Moderation and sharing state
Once creations are shared, moderation becomes a source of reports in both directions. A creator complains that their innocent build was taken down, while another player reports that something offensive slipped through. To handle either, capture the moderation state for the creation: whether it was auto-flagged, which rule or classifier matched, the moderation status, and any manual actions taken. The raw payload plus the moderation verdict lets you judge whether the system over-reached or missed, rather than relying on the emotional framing of the report.
Sharing introduces its own failure surface. A creation may publish but fail to appear in another player's browse list, or download in a corrupted state. Capture the sharing status, the visibility setting, the download integrity check, and the storage location. A download that fails its hash check is a transfer problem, not a content one, and recording that distinction stops you from debugging the editor when the real issue is a truncated upload. The sharing state ties the player's experience back to a concrete record you can inspect.
Setting it up with Bugnet
Bugnet's in-game report button is well suited to community content because it can attach the creation context automatically. When a player reports a broken creation, the SDK can include the creation ID, its format version, a payload reference or manifest, the validation result with the failing rule, and the moderation status, all alongside the usual device and platform context. Instead of a vague this build is broken ticket, you receive a record that points straight at the offending payload and the rule that rejected it, so you can reproduce it on the spot.
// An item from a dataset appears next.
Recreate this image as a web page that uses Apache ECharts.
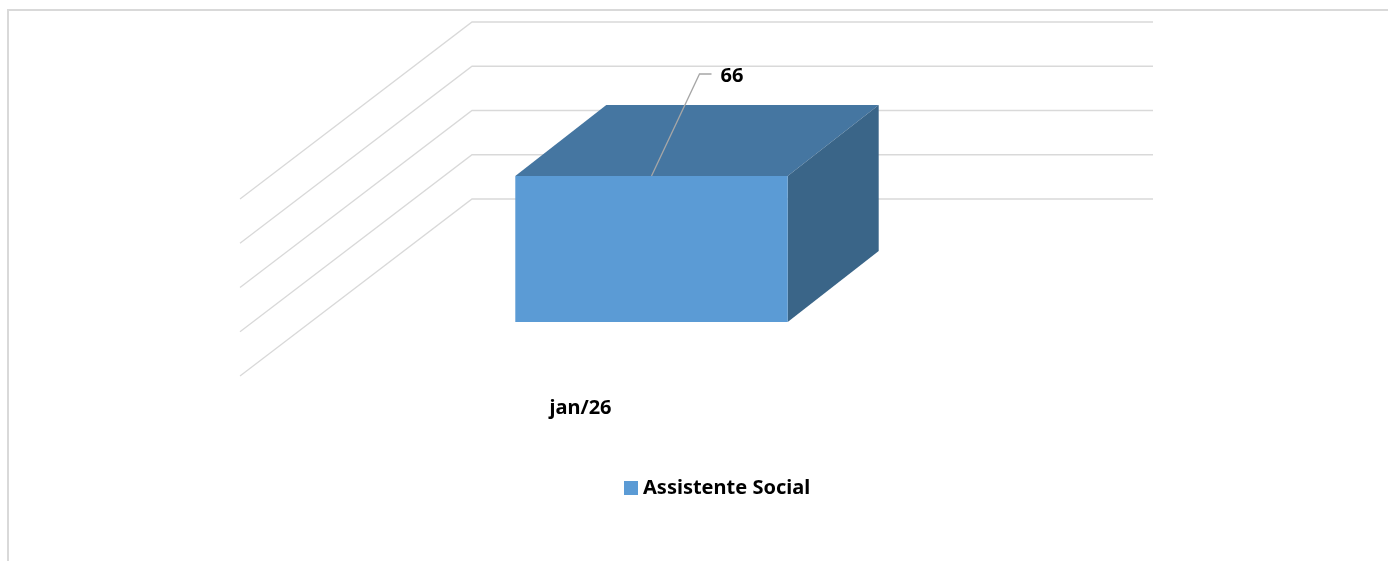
<!DOCTYPE html>
<html>
<head>
<meta charset="utf-8">
<script src="https://cdn.jsdelivr.net/npm/echarts@6/dist/echarts.min.js"></script>
<style>
  html, body { margin: 0; padding: 0; background: #ffffff; }
  #chart { width: 1388px; height: 561px; }
</style>
</head>
<body>
<div id="chart"></div>
<script>
// ---- data ----
const categories = ['jan/26'];
const seriesName = 'Assistente Social';
const values = [66];
const yTicks = [0, 20, 40, 60, 80];

// ---- styling / projection ----
const FONT = 'Noto Sans';
const FRONT = '#5B9BD5';
const TOP = '#4576A1';
const SIDE = '#3A6588';
const GRID_COLOR = '#d9d9d9';
// oblique depth offsets relative to the plane of the bar's front face
const WALL_FRONT = [-71, 54];
const WALL_BACK = [161, -123];
const BAR_DEPTH = [91, -71];

const chart = echarts.init(document.getElementById('chart'), null, { renderer: 'canvas' });

const option = {
  animation: false,
  backgroundColor: '#ffffff',
  graphic: [{
    type: 'rect',
    shape: { x: 8, y: 10, width: 1400, height: 600 },
    style: { fill: 'none', stroke: '#d9d9d9', lineWidth: 2 },
    silent: true
  }],
  grid: { left: 311, width: 681, top: 145, height: 177 },
  legend: {
    data: [seriesName],
    left: 624,
    top: 478,
    padding: 0,
    icon: 'rect',
    itemWidth: 14,
    itemHeight: 14,
    itemGap: 10,
    textStyle: { fontFamily: FONT, fontWeight: 'bold', fontSize: 20, color: '#000' }
  },
  xAxis: { type: 'category', data: categories, show: false },
  yAxis: { type: 'value', min: 0, max: 80, interval: 20, show: false },
  series: [
    {
      type: 'custom',
      name: 'grid',
      silent: true,
      z: 1,
      data: yTicks.map(v => [0, v]),
      renderItem: function (params, api) {
        const cs = params.coordSys;
        const xl = cs.x, xr = cs.x + cs.width;
        const y = api.coord([0, api.value(1)])[1];
        return {
          type: 'polyline',
          shape: { points: [
            [xl + WALL_FRONT[0], y + WALL_FRONT[1]],
            [xl + WALL_BACK[0], y + WALL_BACK[1]],
            [xr + WALL_BACK[0], y + WALL_BACK[1]]
          ] },
          style: { stroke: GRID_COLOR, lineWidth: 1.3, fill: null }
        };
      }
    },
    {
      type: 'custom',
      name: seriesName,
      z: 5,
      itemStyle: { color: FRONT },
      data: values.map((v, i) => [i, v]),
      renderItem: function (params, api) {
        const idx = api.value(0), val = api.value(1);
        const base = api.coord([idx, 0]);
        const top = api.coord([idx, val]);
        const bw = api.size([1, 0])[0] * 0.4;
        const x0 = base[0] - bw / 2, x1 = base[0] + bw / 2;
        const yb = base[1], yt = top[1];
        const dx = BAR_DEPTH[0], dy = BAR_DEPTH[1];
        const cx = base[0];
        return {
          type: 'group',
          children: [
            { type: 'polygon', shape: { points: [[x0, yt], [x1, yt], [x1 + dx, yt + dy], [x0 + dx, yt + dy]] },
              style: { fill: TOP } },
            { type: 'polygon', shape: { points: [[x1, yt], [x1 + dx, yt + dy], [x1 + dx, yb + dy], [x1, yb]] },
              style: { fill: SIDE } },
            { type: 'rect', shape: { x: x0, y: yt, width: bw, height: yb - yt },
              style: { fill: FRONT } },
            { type: 'polyline', shape: { points: [[cx, yt], [cx + 48, yt - 102], [cx + 60, yt - 102]] },
              style: { stroke: '#a6a6a6', lineWidth: 1.3, fill: null } },
            { type: 'text', x: cx + 69, y: yt - 100,
              style: { text: String(val), fontFamily: FONT, fontWeight: 'bold', fontSize: 20, fill: '#000',
                       align: 'left', verticalAlign: 'middle' } },
            { type: 'text', x: cx + WALL_FRONT[0], y: yb + WALL_FRONT[1] + 32,
              style: { text: categories[idx], fontFamily: FONT, fontWeight: 'bold', fontSize: 20, fill: '#000',
                       align: 'center', verticalAlign: 'middle' } }
          ]
        };
      }
    }
  ]
};

chart.setOption(option);
</script>
</body>
</html>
Because a single bad creation generates many reports, occurrence grouping is invaluable. If a popular shared level trips a validation bug, every downloader files what is really one issue, and Bugnet folds them into a grouped report with a count that shows how many players are blocked. Custom fields for creation type, format version, and validation rule let you filter the dashboard to, say, every report failing the asset-reference check after your last update, which is precisely the cohort a migration bug would produce.
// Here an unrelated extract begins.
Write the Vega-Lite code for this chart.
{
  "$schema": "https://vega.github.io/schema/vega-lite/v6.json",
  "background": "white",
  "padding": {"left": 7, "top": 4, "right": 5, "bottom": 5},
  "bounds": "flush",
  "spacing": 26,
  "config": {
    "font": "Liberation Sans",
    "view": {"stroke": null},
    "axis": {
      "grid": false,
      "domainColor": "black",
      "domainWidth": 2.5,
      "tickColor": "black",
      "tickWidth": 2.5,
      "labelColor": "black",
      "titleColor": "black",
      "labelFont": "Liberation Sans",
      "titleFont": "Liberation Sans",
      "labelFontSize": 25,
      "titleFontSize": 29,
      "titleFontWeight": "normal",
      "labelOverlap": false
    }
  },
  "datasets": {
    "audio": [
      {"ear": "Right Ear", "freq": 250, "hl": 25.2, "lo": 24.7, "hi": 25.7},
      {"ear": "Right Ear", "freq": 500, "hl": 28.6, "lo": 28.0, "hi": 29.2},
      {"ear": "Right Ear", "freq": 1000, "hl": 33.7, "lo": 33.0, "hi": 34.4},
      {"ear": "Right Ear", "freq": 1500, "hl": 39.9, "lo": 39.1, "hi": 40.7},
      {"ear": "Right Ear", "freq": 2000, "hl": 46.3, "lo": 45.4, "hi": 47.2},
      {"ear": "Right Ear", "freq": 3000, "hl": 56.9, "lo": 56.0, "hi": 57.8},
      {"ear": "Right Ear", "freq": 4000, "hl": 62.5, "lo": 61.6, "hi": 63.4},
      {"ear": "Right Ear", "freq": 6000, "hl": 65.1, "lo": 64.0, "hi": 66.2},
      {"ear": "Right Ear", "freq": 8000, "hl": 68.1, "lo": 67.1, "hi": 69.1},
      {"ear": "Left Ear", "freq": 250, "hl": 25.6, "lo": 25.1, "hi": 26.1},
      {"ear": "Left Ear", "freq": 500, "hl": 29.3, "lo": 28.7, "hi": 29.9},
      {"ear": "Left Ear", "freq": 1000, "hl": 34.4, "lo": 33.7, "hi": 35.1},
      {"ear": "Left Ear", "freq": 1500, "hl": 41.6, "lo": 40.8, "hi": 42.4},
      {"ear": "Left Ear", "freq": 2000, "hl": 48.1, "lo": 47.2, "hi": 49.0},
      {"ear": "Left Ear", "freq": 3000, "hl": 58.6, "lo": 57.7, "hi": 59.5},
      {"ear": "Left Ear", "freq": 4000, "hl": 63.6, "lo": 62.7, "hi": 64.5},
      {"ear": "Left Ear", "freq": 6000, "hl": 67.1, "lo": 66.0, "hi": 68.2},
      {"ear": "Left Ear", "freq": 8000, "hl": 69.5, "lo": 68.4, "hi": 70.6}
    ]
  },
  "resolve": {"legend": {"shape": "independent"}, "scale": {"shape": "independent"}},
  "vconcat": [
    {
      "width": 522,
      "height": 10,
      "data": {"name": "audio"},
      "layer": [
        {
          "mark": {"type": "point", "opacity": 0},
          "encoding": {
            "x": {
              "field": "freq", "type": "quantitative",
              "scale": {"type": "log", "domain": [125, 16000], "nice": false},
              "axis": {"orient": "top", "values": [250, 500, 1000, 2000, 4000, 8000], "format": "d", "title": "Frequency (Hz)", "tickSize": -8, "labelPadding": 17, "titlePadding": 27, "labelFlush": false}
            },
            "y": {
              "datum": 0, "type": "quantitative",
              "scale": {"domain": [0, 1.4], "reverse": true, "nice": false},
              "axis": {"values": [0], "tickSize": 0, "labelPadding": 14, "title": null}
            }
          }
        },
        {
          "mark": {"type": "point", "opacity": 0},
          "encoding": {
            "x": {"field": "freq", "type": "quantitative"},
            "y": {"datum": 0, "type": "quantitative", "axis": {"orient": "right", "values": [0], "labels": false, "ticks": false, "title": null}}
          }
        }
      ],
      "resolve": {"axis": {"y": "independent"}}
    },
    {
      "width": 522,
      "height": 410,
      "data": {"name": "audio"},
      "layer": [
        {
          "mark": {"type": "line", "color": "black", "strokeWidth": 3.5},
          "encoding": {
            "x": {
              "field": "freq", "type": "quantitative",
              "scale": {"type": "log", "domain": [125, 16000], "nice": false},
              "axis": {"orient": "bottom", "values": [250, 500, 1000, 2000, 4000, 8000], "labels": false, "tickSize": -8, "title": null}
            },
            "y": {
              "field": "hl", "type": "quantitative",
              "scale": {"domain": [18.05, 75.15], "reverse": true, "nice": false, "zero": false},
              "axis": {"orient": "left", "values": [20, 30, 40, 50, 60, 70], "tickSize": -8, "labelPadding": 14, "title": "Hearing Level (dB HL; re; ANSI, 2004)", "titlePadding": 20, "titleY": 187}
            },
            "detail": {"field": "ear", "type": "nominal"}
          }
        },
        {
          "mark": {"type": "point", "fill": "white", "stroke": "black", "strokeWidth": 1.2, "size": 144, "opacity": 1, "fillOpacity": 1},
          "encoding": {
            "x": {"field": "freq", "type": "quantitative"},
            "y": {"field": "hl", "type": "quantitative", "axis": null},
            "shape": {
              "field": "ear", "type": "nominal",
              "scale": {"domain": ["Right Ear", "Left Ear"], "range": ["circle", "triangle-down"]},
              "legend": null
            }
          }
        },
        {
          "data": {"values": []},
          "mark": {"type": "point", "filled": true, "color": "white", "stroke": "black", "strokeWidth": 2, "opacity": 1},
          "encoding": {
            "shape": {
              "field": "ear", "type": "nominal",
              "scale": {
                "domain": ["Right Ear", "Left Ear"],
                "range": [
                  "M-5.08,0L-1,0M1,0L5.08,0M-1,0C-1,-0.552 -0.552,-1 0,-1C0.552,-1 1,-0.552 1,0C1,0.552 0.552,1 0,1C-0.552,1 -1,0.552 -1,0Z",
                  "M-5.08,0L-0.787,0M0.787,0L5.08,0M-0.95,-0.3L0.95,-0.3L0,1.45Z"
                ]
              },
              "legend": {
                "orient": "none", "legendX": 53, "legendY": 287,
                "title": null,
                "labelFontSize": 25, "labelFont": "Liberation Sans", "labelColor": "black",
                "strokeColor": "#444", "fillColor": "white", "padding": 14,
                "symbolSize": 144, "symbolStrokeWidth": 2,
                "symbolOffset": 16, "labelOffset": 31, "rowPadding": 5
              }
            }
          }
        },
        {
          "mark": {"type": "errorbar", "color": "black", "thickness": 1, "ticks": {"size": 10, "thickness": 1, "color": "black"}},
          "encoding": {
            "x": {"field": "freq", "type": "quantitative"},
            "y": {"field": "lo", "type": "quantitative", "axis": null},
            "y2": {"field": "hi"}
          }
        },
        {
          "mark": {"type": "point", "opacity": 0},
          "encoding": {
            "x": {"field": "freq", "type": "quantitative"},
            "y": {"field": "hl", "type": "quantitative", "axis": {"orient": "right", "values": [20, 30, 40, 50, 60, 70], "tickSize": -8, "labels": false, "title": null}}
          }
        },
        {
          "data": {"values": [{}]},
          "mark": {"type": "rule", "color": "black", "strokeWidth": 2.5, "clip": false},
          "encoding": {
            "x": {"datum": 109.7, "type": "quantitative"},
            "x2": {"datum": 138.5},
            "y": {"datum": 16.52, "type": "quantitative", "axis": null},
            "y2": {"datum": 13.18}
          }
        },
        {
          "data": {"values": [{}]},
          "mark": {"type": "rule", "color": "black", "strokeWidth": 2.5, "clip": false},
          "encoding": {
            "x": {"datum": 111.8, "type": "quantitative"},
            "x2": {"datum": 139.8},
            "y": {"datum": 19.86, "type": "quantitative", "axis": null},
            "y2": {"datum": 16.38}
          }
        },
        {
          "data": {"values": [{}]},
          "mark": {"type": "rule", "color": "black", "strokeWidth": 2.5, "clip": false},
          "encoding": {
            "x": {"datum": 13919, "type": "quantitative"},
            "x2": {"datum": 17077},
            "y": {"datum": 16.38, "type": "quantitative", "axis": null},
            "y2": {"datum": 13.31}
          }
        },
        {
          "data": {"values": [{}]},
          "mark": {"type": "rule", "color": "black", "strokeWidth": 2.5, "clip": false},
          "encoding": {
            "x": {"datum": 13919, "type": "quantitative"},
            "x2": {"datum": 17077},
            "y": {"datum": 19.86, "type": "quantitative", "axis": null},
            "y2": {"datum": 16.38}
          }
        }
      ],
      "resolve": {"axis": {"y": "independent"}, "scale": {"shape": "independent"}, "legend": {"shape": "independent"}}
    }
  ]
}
Hardening the creation pipeline
Teams that survive user generated content treat the pipeline as adversarial input and test it that way. Before shipping editor features, fuzz your deserializer with truncated and oversized payloads, round-trip creations across every supported version and platform, and feed your moderation filters both clean and abusive content to measure false positives and misses. Each of these maps to a report you will otherwise receive once players start building, and catching them in a fuzzing harness is far cheaper than triaging them from a thousand corrupted downloads.
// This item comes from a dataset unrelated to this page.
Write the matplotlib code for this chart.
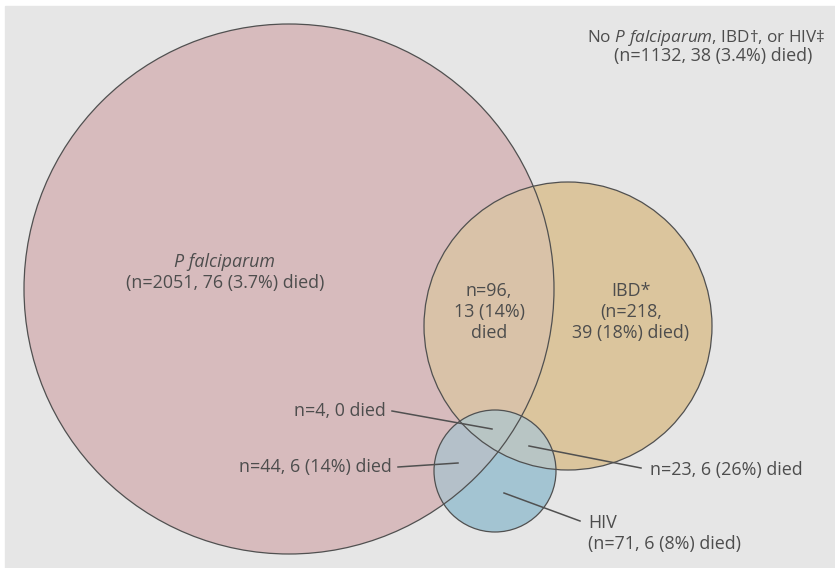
import matplotlib
matplotlib.use("Agg")
import matplotlib.pyplot as plt
from matplotlib.patches import Circle, Rectangle

# Counts per Venn region
regions = ["pf_only", "pf_ibd", "ibd_only", "pf_hiv", "pf_ibd_hiv", "ibd_hiv", "hiv_only", "none"]
n_total = [2051, 96, 218, 44, 4, 23, 71, 1132]
n_died = [76, 13, 39, 6, 0, 6, 6, 38]
pct_died = ["3.7", "14", "18", "14", "", "26", "8", "3.4"]

plt.rcParams["font.family"] = ["Open Sans", "DejaVu Sans"]
plt.rcParams["mathtext.fontset"] = "custom"
plt.rcParams["mathtext.rm"] = "Open Sans"
plt.rcParams["mathtext.it"] = "Open Sans:italic"

txt = "#4d4d4d"
edge = "#505050"
fs = 12.9
step = 21

fig = plt.figure(figsize=(8.35, 5.68), dpi=100)
ax = fig.add_axes([0, 0, 1, 1])
ax.set_xlim(0, 835)
ax.set_ylim(568, 0)
ax.axis("off")

ax.add_patch(Rectangle((5, 6), 830, 562, color="#e6e6e6", zorder=0))

# circle layout: (x, y, r)
pf = (289, 289, 265)
ibd = (568, 326, 144)
hiv = (495, 471, 61)


def circ(c, **kw):
    return Circle((c[0], c[1]), c[2], transform=ax.transData, **kw)


ax.add_patch(circ(pf, facecolor="#d7bbbd", edgecolor="none", zorder=1))
ax.add_patch(circ(ibd, facecolor="#dbc59d", edgecolor="none", zorder=2))
p = circ(ibd, facecolor="#d9c2a8", edgecolor="none", zorder=3)
ax.add_patch(p)
p.set_clip_path(circ(pf))
ax.add_patch(circ(hiv, facecolor="#a3c4d2", edgecolor="none", zorder=4))
p = circ(hiv, facecolor="#b4c0c9", edgecolor="none", zorder=5)
ax.add_patch(p)
p.set_clip_path(circ(pf))
p = circ(hiv, facecolor="#b8c5c4", edgecolor="none", zorder=6)
ax.add_patch(p)
p.set_clip_path(circ(ibd))
for c in (pf, ibd, hiv):
    ax.add_patch(circ(c, facecolor="none", edgecolor=edge, lw=0.9, zorder=7))

d = dict(zip(regions, zip(n_total, n_died, pct_died)))


def label(x, y, lines, ha="center", **kw):
    for i, s in enumerate(lines):
        ax.text(x, y + i * step, s, ha=ha, va="baseline", fontsize=kw.get("size", fs),
                color=txt, style=kw.get("styles", ["normal"] * len(lines))[i], zorder=9)


n, k, q = d["none"]
ax.text(706, 41.5, r"No $\mathit{P\ falciparum}$, IBD†, or HIV‡", ha="center", va="baseline",
        fontsize=12.3, color=txt)
ax.text(713, 61.5, f"(n={n}, {k} ({q}%) died)", ha="center", va="baseline", fontsize=fs, color=txt)

n, k, q = d["pf_only"]
label(225, 267, ["P falciparum", f"(n={n}, {k} ({q}%) died)"], styles=["italic", "normal"])

n, k, q = d["pf_ibd"]
label(489, 296, [f"n={n},", f"{k} ({q}%)", "died"])

n, k, q = d["ibd_only"]
label(631, 296, ["IBD*", f"(n={n},", f"{k} ({q}%) died)"])

n, k, q = d["pf_ibd_hiv"]
label(386, 416, [f"n={n}, {k} died"], ha="right")
ax.plot([392, 492], [411, 429], color=edge, lw=1.1, zorder=8)

n, k, q = d["pf_hiv"]
label(392, 472, [f"n={n}, {k} ({q}%) died"], ha="right")
ax.plot([398, 458], [467, 463], color=edge, lw=1.1, zorder=8)

n, k, q = d["ibd_hiv"]
label(650, 475.5, [f"n={n}, {k} ({q}%) died"], ha="left")
ax.plot([529, 641], [446, 468], color=edge, lw=1.1, zorder=8)

n, k, q = d["hiv_only"]
label(588, 527.5, ["HIV", f"(n={n}, {k} ({q}%) died)"], ha="left")
ax.plot([504, 580], [493, 521], color=edge, lw=1.1, zorder=8)

fig.savefig("out.png", dpi=100)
After launch, let the captured payloads do the work. Reproduce from the attached creation data, group reports by validation rule, and watch which limits and migrations generate the most failures. Over time you will learn where your pipeline is brittle, whether that is deserialization, cross-version compatibility, or moderation, and you can invest there. A healthy community content system is one where every broken-creation report arrives with the bytes that broke it, so debugging is a matter of loading a file rather than imagining what a player might have built.
User content breaks on data you never imagined. Capture the payload and the validation verdict and you debug a file instead of a story.